SHOW SUPPORT FOR 500 CAPP ST ON SATURDAY
If you haven’t heard about the sudden termination of the 500 Capp Street Foundation‘s Head Curator Bob Linder and its impact on the future of the exhibitions at artist David Ireland’s house, now’s the time to start paying attention! Local artists Alicia McCarthy and Jonathan Runcio have organized a Petition to replace the Board of 500 Capp Street— learn more about what they have to say about the situation below.
We reported that painter Matt Connors pulled out of his upcoming exhibition in our last article, but it has also been announced that sculptor Liz Magor has also decided to terminate her current exhibition at 500 Capp Street. Although her show TIMESHARE has only been open for two weeks, Magor wrote an email to ARTnews explaining that, “What I needed was an acknowledgment of the importance of the artist/curator relationship and some assurance that curatorial oversight would be maintained through a comprehensive plan of action. But nothing. Obviously there’s a lack of understanding of the role that context plays in the exhibition of work. … There’s no point exhibiting if an appropriate context isn’t in place.”

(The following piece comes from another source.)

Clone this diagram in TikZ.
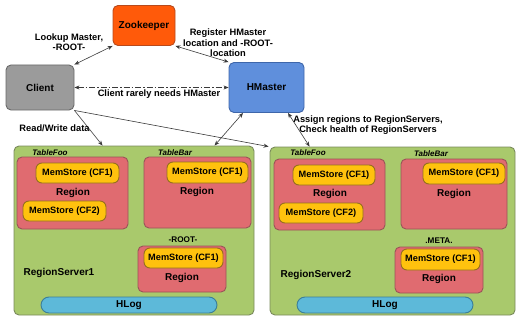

Saturday, July 6 is the final day to see Liz Magor’s show at 500 Capp Street. The organizers of the Petition are asking people to show up in solidarity of artists like Liz, Nina, Matt and staffers like Bob, Diego, and everyone who supports the “commercial-free imagination that grows further endangered every afternoon around here.” Be there at noon when 500 Capp Street opens!

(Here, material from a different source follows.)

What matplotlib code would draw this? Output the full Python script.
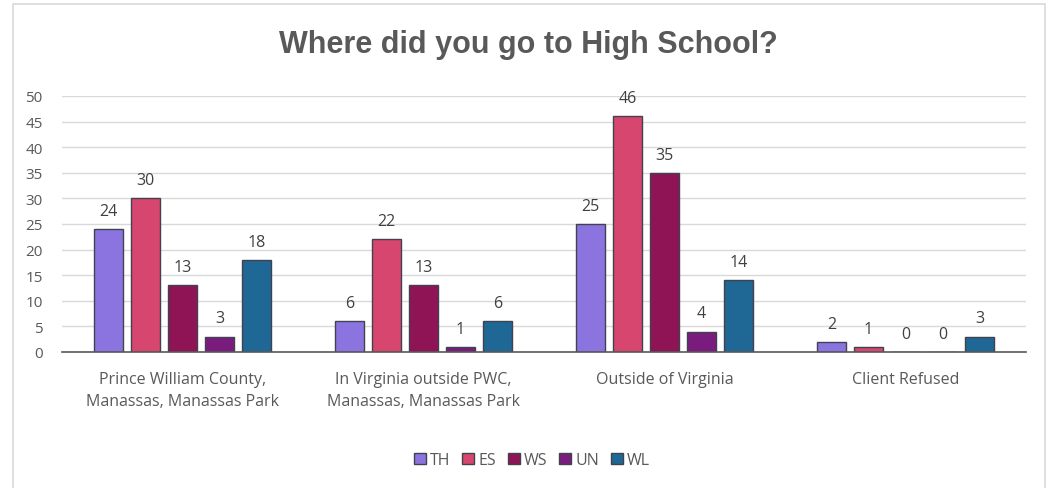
import matplotlib
matplotlib.use("Agg")
import matplotlib.pyplot as plt
import numpy as np
from matplotlib.patches import Rectangle

categories = ["Prince William County,\nManassas, Manassas Park",
              "In Virginia outside PWC,\nManassas, Manassas Park",
              "Outside of Virginia",
              "Client Refused"]
series_names = ["TH", "ES", "WS", "UN", "WL"]
TH = [24, 6, 25, 2]
ES = [30, 22, 46, 1]
WS = [13, 13, 35, 0]
UN = [3, 1, 4, 0]
WL = [18, 6, 14, 3]
series_values = [TH, ES, WS, UN, WL]
colors = ["#8B74E0", "#D6466F", "#8F1455", "#7A1C7E", "#1F6795"]
yticks = [0, 5, 10, 15, 20, 25, 30, 35, 40, 45, 50]

plt.rcParams['font.family'] = ['Open Sans', 'DejaVu Sans']

W, H = 1053, 489
fig = plt.figure(figsize=(W/100, H/100), dpi=100)
fig.patch.set_facecolor("white")

# chart border
fig.add_artist(Rectangle((13/W, -0.05), (1045-13)/W, 1 - 5/H + 0.05,
                         transform=fig.transFigure, fill=False,
                         edgecolor="#D9D9D9", linewidth=1.2))

ax = fig.add_axes([62/W, 1 - 353/H, (1026-62)/W, (353-97)/H])
n = len(categories)
x = np.arange(n)
bw = 0.124
step = 0.1535
for i, (name, vals, c) in enumerate(zip(series_names, series_values, colors)):
    pos = x + (i - 2) * step
    ax.bar(pos, vals, width=bw, color=c, edgecolor="#404250", linewidth=1.0,
           label=name, zorder=3)
    for p, v in zip(pos, vals):
        ax.text(p, v + 2.0, str(v), ha="center", va="bottom", fontsize=11.5,
                color="#404040", zorder=4)

ax.set_xlim(-0.5, n - 0.5)
ax.set_ylim(0, 50)
ax.set_yticks(yticks)
ax.yaxis.grid(True, color="#D9D9D9", linewidth=1.0, zorder=0)
ax.set_axisbelow(True)
for s in ["top", "right", "left"]:
    ax.spines[s].set_visible(False)
ax.spines["bottom"].set_color("#595959")
ax.spines["bottom"].set_linewidth(1.2)
ax.spines["bottom"].set_zorder(5)
ax.tick_params(axis="y", length=0, labelsize=11, labelcolor="#595959", pad=14)
ax.tick_params(axis="x", length=0, labelsize=11.5, labelcolor="#595959", pad=14)
ax.set_xticks(x)
ax.set_xticklabels(categories, linespacing=1.45)

fig.text(528/W, 1 - 45/H, "Where did you go to High School?",
         ha="center", va="center", fontsize=22, fontweight="bold",
         color="#595959", family=["Liberation Sans", "DejaVu Sans"])

leg = fig.legend(loc="center", bbox_to_anchor=(532/W, 1 - 461/H), ncol=5,
                 frameon=False, fontsize=11.5, handlelength=0.75, handleheight=0.75,
                 handletextpad=0.25, columnspacing=0.75)
for t in leg.get_texts():
    t.set_color("#595959")

fig.savefig("out.png", dpi=100, facecolor="white")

Hi Alicia and Jonathan, so why should people– even those who aren’t “in” the Bay Area arts scene– care about your Petition?
I think it’s acceptable for a non-profit institution to shift gears responsibly but to hit the brakes on so much important work and terminate someone with no notice, no severance and no thanks is utterly unacceptable. The board’s actions are loaded with such hostility towards Bob, as well as all the artists he enlisted, who ultimately did nothing wrong. Shame on them.

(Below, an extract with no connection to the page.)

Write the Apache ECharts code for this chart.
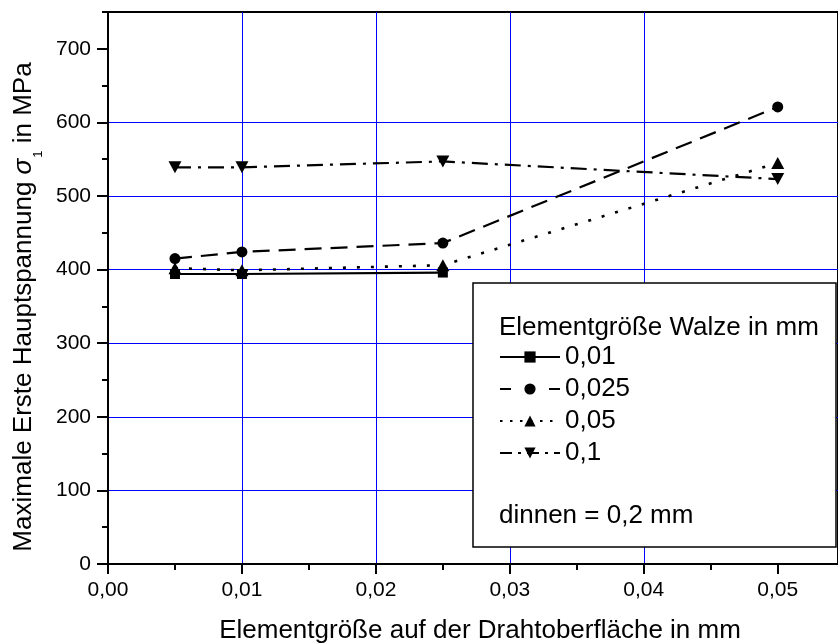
<!DOCTYPE html>
<html>
<head>
<meta charset="utf-8">
<script src="https://cdn.jsdelivr.net/npm/echarts@6/dist/echarts.min.js"></script>
<style>
  html, body { margin: 0; padding: 0; background: #fff; }
  #chart { width: 838px; height: 644px; }
</style>
</head>
<body>
<div id="chart"></div>
<script>
// Element size on the wire surface (mm)
const xPositions = [0.005, 0.01, 0.025, 0.05];
// Roll element size (mm) — one series each
const seriesNames = ['0,01', '0,025', '0,05', '0,1'];
// Maximum first principal stress sigma_1 (MPa)
const sigma001 = [394, 394, 396];
const sigma0025 = [415, 424, 436, 621];
const sigma005 = [402, 399, 406, 545];
const sigma01 = [539, 539, 547, 523];
// Axis ticks
const xMajorTicks = [0, 0.01, 0.02, 0.03, 0.04, 0.05];
const xMinorTicks = [0.005, 0.015, 0.025, 0.035, 0.045];
const yMajorTicks = [0, 100, 200, 300, 400, 500, 600, 700];
const yMinorTicks = [50, 150, 250, 350, 450, 550, 650, 750];

const FONT = "'Liberation Sans', Arial, Helvetica, sans-serif";
const GRID_BLUE = '#0000ff';

function pairs(vals) {
  return vals.map((v, i) => [xPositions[i], v]);
}

const chart = echarts.init(document.getElementById('chart'), null, { renderer: 'canvas' });

const lineBase = { color: '#000', width: 2.2 };

const option = {
  animation: false,
  backgroundColor: '#fff',
  grid: {
    left: 108, top: 12, right: -7, bottom: 80,
    show: true, borderColor: '#000', borderWidth: 2, backgroundColor: 'transparent'
  },
  xAxis: [
    {
      type: 'value', min: 0, max: 0.0545, interval: 0.01, position: 'bottom',
      axisLine: { show: true, onZero: false, lineStyle: { color: '#000', width: 2 } },
      axisTick: { show: true, customValues: xMajorTicks, length: 10, lineStyle: { color: '#000', width: 2 } },
      axisLabel: {
        customValues: xMajorTicks, margin: 16, color: '#000', fontSize: 21, fontFamily: FONT,
        formatter: v => v.toFixed(2).replace('.', ',')
      },
      splitLine: { show: true, showMinLine: false, showMaxLine: false, lineStyle: { color: GRID_BLUE, width: 1 } }
    },
    {
      type: 'value', min: 0, max: 0.0545, position: 'bottom',
      axisLine: { show: false },
      axisTick: { show: true, customValues: xMinorTicks, length: 6, lineStyle: { color: '#000', width: 2 } },
      axisLabel: { show: false },
      splitLine: { show: false }
    }
  ],
  yAxis: [
    {
      type: 'value', min: 0, max: 750, interval: 100, position: 'left',
      axisLine: { show: true, onZero: false, lineStyle: { color: '#000', width: 2 } },
      axisTick: { show: true, customValues: yMajorTicks, length: 11, lineStyle: { color: '#000', width: 2 } },
      axisLabel: { customValues: yMajorTicks, margin: 17, color: '#000', fontSize: 21, fontFamily: FONT },
      splitLine: { show: true, showMinLine: false, showMaxLine: false, lineStyle: { color: GRID_BLUE, width: 1 } }
    },
    {
      type: 'value', min: 0, max: 750, position: 'left',
      axisLine: { show: false },
      axisTick: { show: true, customValues: yMinorTicks, length: 6, lineStyle: { color: '#000', width: 2 } },
      axisLabel: { show: false },
      splitLine: { show: false }
    }
  ],
  legend: {
    orient: 'vertical', left: 499, top: 344, padding: 0,
    itemWidth: 60, itemHeight: 14, itemGap: 6, selectedMode: false, z: 6,
    textStyle: { color: '#000', fontSize: 26, fontFamily: FONT },
    data: [
      { name: seriesNames[0] },
      { name: seriesNames[1], lineStyle: { type: [11, 38] } },
      { name: seriesNames[2], lineStyle: { type: [2.5, 7.5] } },
      { name: seriesNames[3], lineStyle: { type: [12, 6, 3, 6] } }
    ]
  },
  graphic: [
    {
      type: 'rect', z: 3, shape: { x: 473, y: 283, width: 363, height: 264 },
      style: { fill: '#fff', stroke: '#000', lineWidth: 1.5 }
    },
    {
      type: 'text', z: 7, x: 499, y: 328,
      style: { text: 'Elementgröße Walze in mm', fontSize: 26, fontFamily: FONT, fill: '#000', textAlign: 'left', textVerticalAlign: 'middle' }
    },
    {
      type: 'text', z: 7, x: 499, y: 516,
      style: { text: 'dinnen = 0,2 mm', fontSize: 26, fontFamily: FONT, fill: '#000', textAlign: 'left', textVerticalAlign: 'middle' }
    },
    {
      type: 'text', z: 7, x: 480, y: 631,
      style: { text: 'Elementgröße auf der Drahtoberfläche in mm', fontSize: 26, fontFamily: FONT, fill: '#000', textAlign: 'center', textVerticalAlign: 'middle' }
    },
    {
      type: 'text', z: 7, x: 24, y: 307, rotation: Math.PI / 2,
      style: {
        text: 'Maximale Erste Hauptspannung {i|σ}{s|1} in MPa',
        fontSize: 26, fontFamily: FONT, fill: '#000', textAlign: 'center', textVerticalAlign: 'middle',
        rich: {
          i: { fontSize: 26, fontFamily: FONT, fontStyle: 'italic', fill: '#000' },
          s: { fontSize: 13, fontFamily: FONT, fill: '#000', padding: [28, 0, 0, 1] }
        }
      }
    }
  ],
  series: [
    {
      name: seriesNames[0], type: 'line', data: pairs(sigma001),
      symbol: 'rect', symbolSize: 10,
      lineStyle: Object.assign({ type: 'solid' }, lineBase),
      itemStyle: { color: '#000' }
    },
    {
      name: seriesNames[1], type: 'line', data: pairs(sigma0025),
      symbol: 'circle', symbolSize: 11,
      lineStyle: Object.assign({ type: [17, 9] }, lineBase),
      itemStyle: { color: '#000' }
    },
    {
      name: seriesNames[2], type: 'line', data: pairs(sigma005),
      symbol: 'triangle', symbolSize: [13, 12],
      lineStyle: Object.assign({ type: [3, 11] }, lineBase, { width: 2.6 }),
      itemStyle: { color: '#000' }
    },
    {
      name: seriesNames[3], type: 'line', data: pairs(sigma01),
      symbol: 'path://M0,0L12,0L6,11Z', symbolSize: [13, 12], symbolKeepAspect: false,
      lineStyle: Object.assign({ type: [16, 7, 3, 7] }, lineBase),
      itemStyle: { color: '#000' }
    }
  ]
};

chart.setOption(option);
</script>
</body>
</html>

KQED has reported that a secondary concern for the Board of Directors was that “Ireland’s own work, some of which remains in storage when not on view in the house, had not been seen often enough.” Do you have any suggestions for a more sustainable way to increase the amount of Ireland’s work that is being shown?
Ireland’s work is always on view. The house is a living sculpture and the exhibitions are its rhythm. Bob and Diego thoroughly researched the collection of Ireland’s work, often shining light on pieces that haven’t been exhibited in decades, if at all. Also, I always saw the Exhibition programs at 500 Capp as a proposal for seeing more of David Ireland’s work outside the Bay Area as part of a broader context.
Could you share a significant experience that you’ve had at 500 Capp Street?
There are so many. For me, I had a significant experience at every exhibition I visited, at the moment I started drawing connections between the work of Ireland (house included) and the other work on view. The setting offered a level of intimacy not often achieved in museums, galleries or other non-profits.
Is there anything else that you’d like to share with our readers?
There will be a gathering to recognize Bob and Diego’s efforts at 500 Capp. Liz Magor is pulling her exhibition from the house only 2 weeks after the opening. Saturday is the last day to see it, so people are asked to show up in solidarity when they open at noon.